Legend has it that a one time King had tasked a goldsmith to cast a statue befitting the incumbent deity of the temple. Confused as to what could be the form of the deity, the goldsmith fell asleep and ironically though, had a dream in which he happened to see a five headed cobra, a very strange phenomenon. When he went to the temple the following morning to worship, as was usual of all the villagers, he was astonished to see under the tree in front of the temple, a live five-headed cobra with the unusual multi-headed hood expanded. Confusion cleared, he made out a statue of a Cobra head and that was installed in the Sanctum Sanctorium for the devotees to worship.
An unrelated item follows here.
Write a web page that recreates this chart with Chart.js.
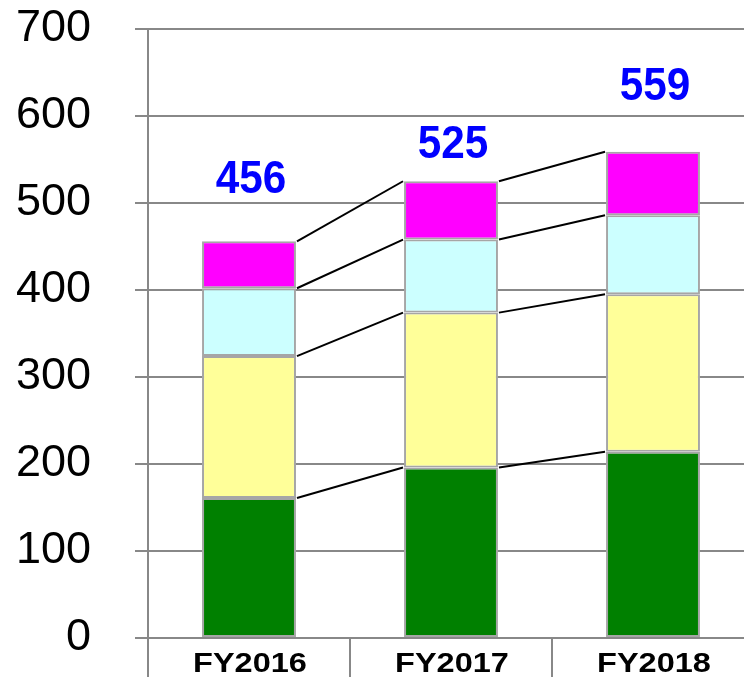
<!DOCTYPE html>
<html><head><meta charset="utf-8">
<script src="https://cdn.jsdelivr.net/npm/chart.js@4/dist/chart.umd.min.js"></script>
<style>html,body{margin:0;padding:0;background:#fff;overflow:hidden;}#wrap{width:756px;height:677px;}</style>
</head><body><div id="wrap"><canvas id="c" width="756" height="677"></canvas></div>
<script>
const categories = ['FY2016', 'FY2017', 'FY2018'];
const seg1 = [161, 196, 214];   // green
const seg2 = [163, 178, 181];   // yellow
const seg3 = [78, 84, 91];      // cyan
const seg4 = [54, 67, 73];      // magenta
const totals = [456, 525, 559];
const yTicks = [0, 100, 200, 300, 400, 500, 600, 700];

const colors = ['#008000', '#ffff99', '#ccffff', '#ff00ff'];
const seriesList = [seg1, seg2, seg3, seg4];
const FONT = '"Liberation Sans", Arial, sans-serif';

function stretchedText(ctx, text, x, y, sx, align) {
  ctx.save();
  ctx.translate(x, y);
  ctx.scale(sx, 1);
  ctx.textAlign = align;
  ctx.fillText(text, 0, 0);
  ctx.restore();
}

const decorations = {
  id: 'decorations',
  afterDatasetsDraw(chart) {
    const ctx = chart.ctx;
    const y = chart.scales.y;
    const x = chart.scales.x;
    const opts = chart.options.plugins.decorations;
    ctx.save();
    // connector lines between stacked segment tops
    ctx.strokeStyle = '#000';
    ctx.lineWidth = 2;
    const n = categories.length;
    for (let s = 0; s < seriesList.length; s++) {
      const meta = chart.getDatasetMeta(s);
      for (let i = 0; i < n - 1; i++) {
        let cumA = 0, cumB = 0;
        for (let k = 0; k <= s; k++) { cumA += seriesList[k][i]; cumB += seriesList[k][i + 1]; }
        const a = meta.data[i], b = meta.data[i + 1];
        ctx.beginPath();
        ctx.moveTo(a.x + a.width / 2 + 1, y.getPixelForValue(cumA));
        ctx.lineTo(b.x - b.width / 2 - 1, y.getPixelForValue(cumB));
        ctx.stroke();
      }
    }
    // totals
    const meta = chart.getDatasetMeta(seriesList.length - 1);
    ctx.fillStyle = '#0000ff';
    ctx.font = 'bold 47px ' + FONT;
    ctx.textBaseline = 'alphabetic';
    for (let i = 0; i < n; i++) {
      const px = meta.data[i].x;
      const py = y.getPixelForValue(totals[i]);
      stretchedText(ctx, String(totals[i]), px + 2, py - opts.offsets[i], 0.9, 'center');
    }
    // y tick labels
    ctx.fillStyle = '#000';
    ctx.font = '45px ' + FONT;
    ctx.textBaseline = 'middle';
    yTicks.forEach(v => {
      stretchedText(ctx, String(v), 91, y.getPixelForValue(v), 1.0, 'right');
    });
    // x tick labels
    ctx.font = 'bold 28px ' + FONT;
    ctx.textBaseline = 'alphabetic';
    categories.forEach((c, i) => {
      stretchedText(ctx, c, x.getPixelForValue(i) + 1, 672, 1.16, 'center');
    });
    ctx.restore();
  }
};

new Chart(document.getElementById('c'), {
  type: 'bar',
  data: {
    labels: categories,
    datasets: seriesList.map((d, i) => ({
      data: d,
      backgroundColor: colors[i],
      borderColor: '#a6a6a6',
      borderWidth: 2,
      borderSkipped: false,
      barPercentage: 0.465,
      categoryPercentage: 1
    }))
  },
  options: {
    responsive: false,
    animation: false,
    layout: { padding: { top: 29, right: 2, left: 0, bottom: 0 } },
    plugins: { legend: { display: false }, tooltip: { enabled: false }, decorations: { offsets: [48, 23, 52] } },
    scales: {
      x: {
        stacked: true,
        border: { display: true, color: '#888', width: 2 },
        grid: { offset: true, drawOnChartArea: false, drawTicks: true, tickLength: 40, color: '#888', lineWidth: 2 },
        ticks: { display: false },
        afterFit: s => { s.height = 39; s.paddingLeft = 0; s.paddingRight = 0; }
      },
      y: {
        stacked: true,
        min: 0, max: 700,
        afterBuildTicks: s => { s.ticks = yTicks.map(v => ({ value: v })); },
        border: { display: true, color: '#888', width: 2 },
        grid: { color: '#888', lineWidth: 2, tickLength: 13 },
        ticks: { display: false },
        afterFit: s => { s.width = 148; s.paddingTop = 0; s.paddingBottom = 0; }
      }
    }
  },
  plugins: [decorations]
});
</script></body></html>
This tradition is being followed with piety from that time onwards.

The water in the special wells (Theerththakerni), five in number around the temple, dug for thewater-cutting ceremony on the last day of the annual festival, is believed to contain miraculous healing effects for snake bites.

Kappal Thiruviza, literally meaning ‘Ship Festival’, conducted as one of the festivals during the annual festival season too has a legendary context, in that, the indigenous people of ancientNagarKovil village who were caught captives by mercenaries of an Indian King and boarded into the mercenary vessel to be taken to India were miraculously saved by a divine act: the ship did not move from its moorings and the mercenaries saw a cobra inside the hatch of the ship; they cut it into pieces, but were astonished to see thousands of cobras ; the panicked mercenaries, it is said, released the captives and it is only then the ship moved from its moorings.

Historical references go back to the year 1845 when the local residents constructed a small temple with clay, as an improvement on the hitherto ‘Snake Mound’ which they worshipped from times immemorial. This make-shift construction underwent radical changes in course of time and in 1918 this temple was rebuilt with lime stones and sanctified by Kumbabishekam ceremony.

With displacement of people due to the war, this temple was closed on 4 May 2000 and after a decade religious Pooja activities commenced only very recently, as the first step in the civilian resettlement programme. On the first day of commencement of Pooja activities of the temple, people were seen overjoyed, understandably, in the context of the return to their habitat after a decade. Nostalgia and reminiscence seen and heard all over, the ‘return’ to the village and more importantly, to their temple was really a matter for rejoicing to the people of Nagarkovil.